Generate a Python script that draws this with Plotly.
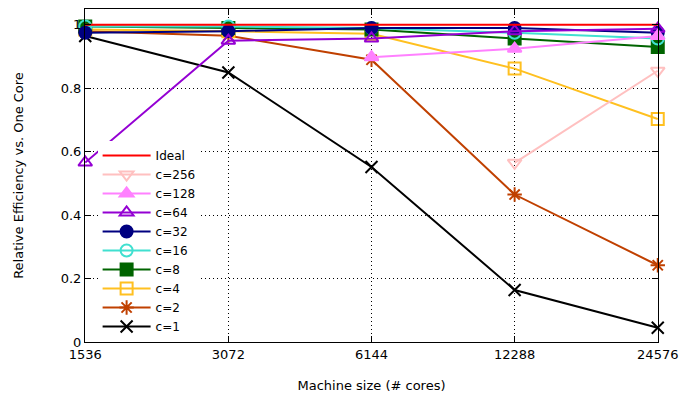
import math
import plotly.graph_objects as go

cores = [1536, 3072, 6144, 12288, 24576]
ideal = [1, 1, 1, 1, 1]
c256_x = [12288, 24576]
c256 = [0.565, 0.855]
c128_x = [6144, 12288, 24576]
c128 = [0.898, 0.925, 0.965]
c64 = [0.566, 0.950, 0.957, 0.980, 0.988]
c32 = [0.975, 0.980, 0.990, 0.990, 0.975]
c16 = [0.995, 0.995, 0.990, 0.975, 0.957]
c8 = [0.995, 0.990, 0.985, 0.957, 0.930]
c4 = [0.985, 0.980, 0.972, 0.862, 0.703]
c2 = [0.980, 0.966, 0.890, 0.465, 0.242]
c1 = [0.965, 0.850, 0.552, 0.164, 0.045]

series = [
    ("c=256", c256_x, c256, "#ffc0c0", "triangle-down-open"),
    ("c=128", c128_x, c128, "#ff80ff", "triangle-up"),
    ("c=64", cores, c64, "#9400d3", "triangle-up-open"),
    ("c=32", cores, c32, "#000080", "circle"),
    ("c=16", cores, c16, "#40e0d0", "circle-open"),
    ("c=8", cores, c8, "#006400", "square"),
    ("c=4", cores, c4, "#ffc020", "square-open"),
    ("c=2", cores, c2, "#c04000", "asterisk-open"),
    ("c=1", cores, c1, "#000000", "x-thin-open"),
]

fig = go.Figure()
for rank, (name, xs, ys, col, sym) in reversed(list(enumerate(series, start=2))):
    fig.add_trace(go.Scatter(
        x=xs, y=ys, name=name, mode="lines+markers", legendrank=rank,
        line=dict(color=col, width=2),
        marker=dict(symbol=sym, size=12, color=col,
                    line=dict(color=col, width=2)),
        cliponaxis=False))
fig.add_trace(go.Scatter(x=cores, y=ideal, name="Ideal", mode="lines", legendrank=1,
                         line=dict(color="#ff0000", width=2), cliponaxis=False))

font = "DejaVu Sans, Verdana, sans-serif"
axis_common = dict(
    showline=True, linecolor="black", linewidth=1, mirror="ticks",
    ticks="inside", ticklen=6, tickcolor="black",
    showgrid=True, gridcolor="black", griddash="1px,3px", gridwidth=1,
    zeroline=False, tickfont=dict(family=font, size=13, color="black"),
    automargin=False,
)
pad = 0.0005
fig.update_xaxes(type="log", tickvals=cores, ticktext=[str(c) for c in cores],
                 range=[math.log10(cores[0]) - pad, math.log10(cores[-1]) + pad],
                 title=dict(text="Machine size (# cores)", font=dict(family=font, size=13, color="black"), standoff=20),
                 **axis_common)
fig.update_yaxes(range=[0, 1.05], tickvals=[0, 0.2, 0.4, 0.6, 0.8, 1],
                 ticktext=["0", "0.2", "0.4", "0.6", "0.8", "1"],
                 title=dict(text="Relative Efficiency vs. One Core", font=dict(family=font, size=13, color="black"), standoff=34),
                 **axis_common)
fig.update_layout(
    width=697, height=396,
    margin=dict(l=85, r=39, t=9, b=54),
    paper_bgcolor="white", plot_bgcolor="white",
    font=dict(family=font, size=13, color="black"),
    legend=dict(x=0.022, y=0.003, xanchor="left", yanchor="bottom",
                bgcolor="white", borderwidth=0, itemwidth=48,
                font=dict(family=font, size=12, color="black"),
                tracegroupgap=0),
)
fig.write_html("out.html", config={"displayModeBar": False},
               post_script="document.body.style.margin='0';")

##########

Exactly reproduce the run of lines from the start of the listing through the line with "c1 = [0.965, 0.850, 0.552, 0.164, 0.045]", inclusive; pictures are not copied.

Generate a Python script that draws this with Plotly.
import math
import plotly.graph_objects as go

cores = [1536, 3072, 6144, 12288, 24576]
ideal = [1, 1, 1, 1, 1]
c256_x = [12288, 24576]
c256 = [0.565, 0.855]
c128_x = [6144, 12288, 24576]
c128 = [0.898, 0.925, 0.965]
c64 = [0.566, 0.950, 0.957, 0.980, 0.988]
c32 = [0.975, 0.980, 0.990, 0.990, 0.975]
c16 = [0.995, 0.995, 0.990, 0.975, 0.957]
c8 = [0.995, 0.990, 0.985, 0.957, 0.930]
c4 = [0.985, 0.980, 0.972, 0.862, 0.703]
c2 = [0.980, 0.966, 0.890, 0.465, 0.242]
c1 = [0.965, 0.850, 0.552, 0.164, 0.045]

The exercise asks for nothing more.